Canadian civil servant

William A. O'Neil (June 6, 1927 - October 29, 2020) was a Canadian civil servant who served as Secretary-General of the International Maritime Organization and also served as Chancellor of the World Maritime University. He was the second-longest serving IMO Secretary-General.

==Early life==
O'Neil was born in Ottawa in 1927. In 1949, O'Neil obtained a degree in civil engineering from the University of Toronto.

==Career==
In his early career, O'Neil worked at the Canadian Department of Transport. From 1975 to 1980, he was Commissioner of the Canadian Coast Guard. Between 1980 and 1989 he was employed as Chief Executive Officer of the St. Lawrence Seaway. During this period, he also represented Canada on the IMO Council.

In 1990, O'Neil was elected as the 6th Secretary-General of IMO. He served as Secretary-General for three and a half terms until 31 December 2003. In 1991, he became Chancellor of the World Maritime University and Chairman of the Governing Board of the International Maritime Law Institute.

While Secretary-General, the IMO made several major decisions with a large impact on shipping. He helped to address key safety issues in shipping including the safety of bulk carriers, passenger ships and Roll-on/roll-off ferries.
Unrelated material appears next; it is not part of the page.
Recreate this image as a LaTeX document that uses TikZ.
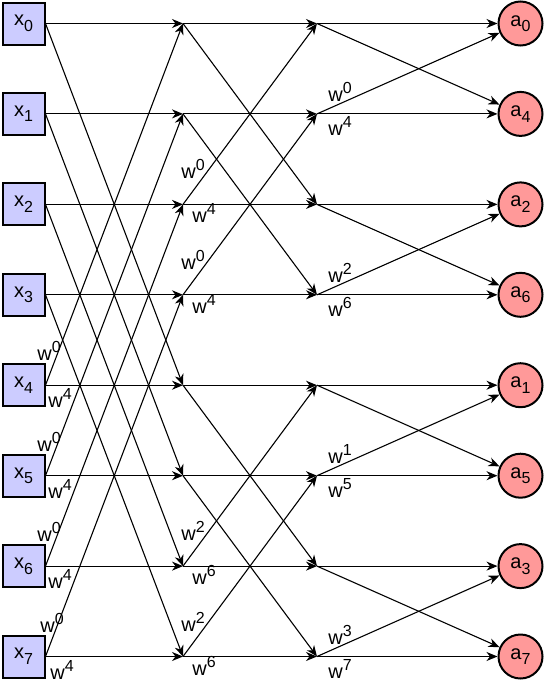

He oversaw the adoption of Annex VI of the MARPOL Convention in 1997 as well as the development of the International Safety Management Code. Following the September 11 attacks in 2001, he was also responsible for the IMO approach that led to the International Ship and Port Facility Security Code.

O'Neil died on 29 October 2020 at age 93. In November 2022, the IMO Secretary-General Kitack Lim paid tribute to O'Neil at the IMO, along with the release of a video tribute.